Second from bottom of the livery pile for me are Northern’s class 333s. The original livery was smart. Very smart. On the lines they first ran where there hadn’t been anything new for donkeys years it was like seeing the Vulcan at Farnborough airshow in 1952 when all you were used to were Lancasters. Unfortunately they have since had several partial vinyl wraps and that red/blue mix just make you want to vomit.

So much potential... missed!  (c) Peter Skuce

So much potential… missed!
(c) Peter Skuce

However, the winner (or loser) of worst livery ever is DOR’s East Coast. This is a good reason why the railways shouldn’t be under Government control. Brand awareness just doesn’t seem to be a Government skillset.

East Coast have one saving grace. It’s the Battle of Britain Memorial Flight class 91, 91110, the British record holding locomotive. You may not like the livery but it is distinctive so it ticks some of the livery boxes.

Yes I like it, and yes, I've got one

Yes I like it, and yes, I’ve got one

However, getting back to the East Coast norm, which civil servant nitwit thought a grey train (OK it’s supposed to be silver but it is grey in pretty much all light) would look good? Not only does it show up every single crinkle and dent on the Intercity 125s and 225s but the person who came up with it hadn’t been looking out the window that day and noticed the sky in the UK is uniformly…  GREY! When you get a train you want to be cheered, spirits lifted, hop, skip and a jump, etc.
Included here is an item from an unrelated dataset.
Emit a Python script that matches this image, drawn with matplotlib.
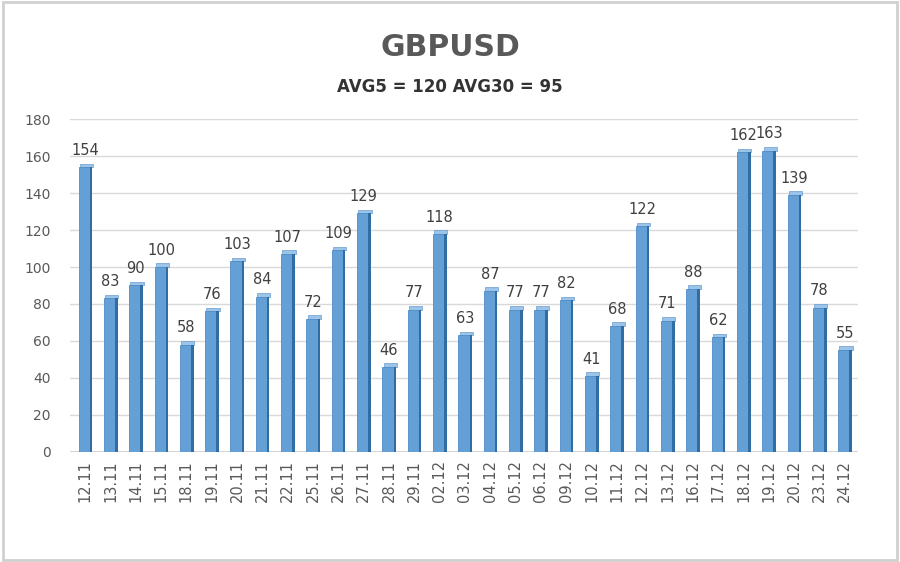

Never before has anyone produced a livery (and I use the term loosely here) that can depress people more. The purple stripe doesn’t help either. It’s a small trickle of colour that has escaped the bland artist on the bandest palette immaginable.

Grey, grey, GREY! (c) A1Personage

Grey platform, grey canopy, grey sky, grey carriage… grey, grey, GREY!
(c) A1Personage

A livery should be a symbol of the company. A beacon of advertising. A distinction from the world around it. If East Coast’s livery is a beacon of DOR, the sooner it is back in private hands the better. And the purple stripe? It reminds me of the scene from the Italian Job when they all jump in the Dormobile after they’ve done the raid. They’re all looking so glum and one of them says “Look ‘appy you b@rrstards…we won didn’t we?” and one of them responds with a limp wave of a balloon.

That’s East Coast’s livery: a sad, depressing, grey day punctuated with a limp purple balloon.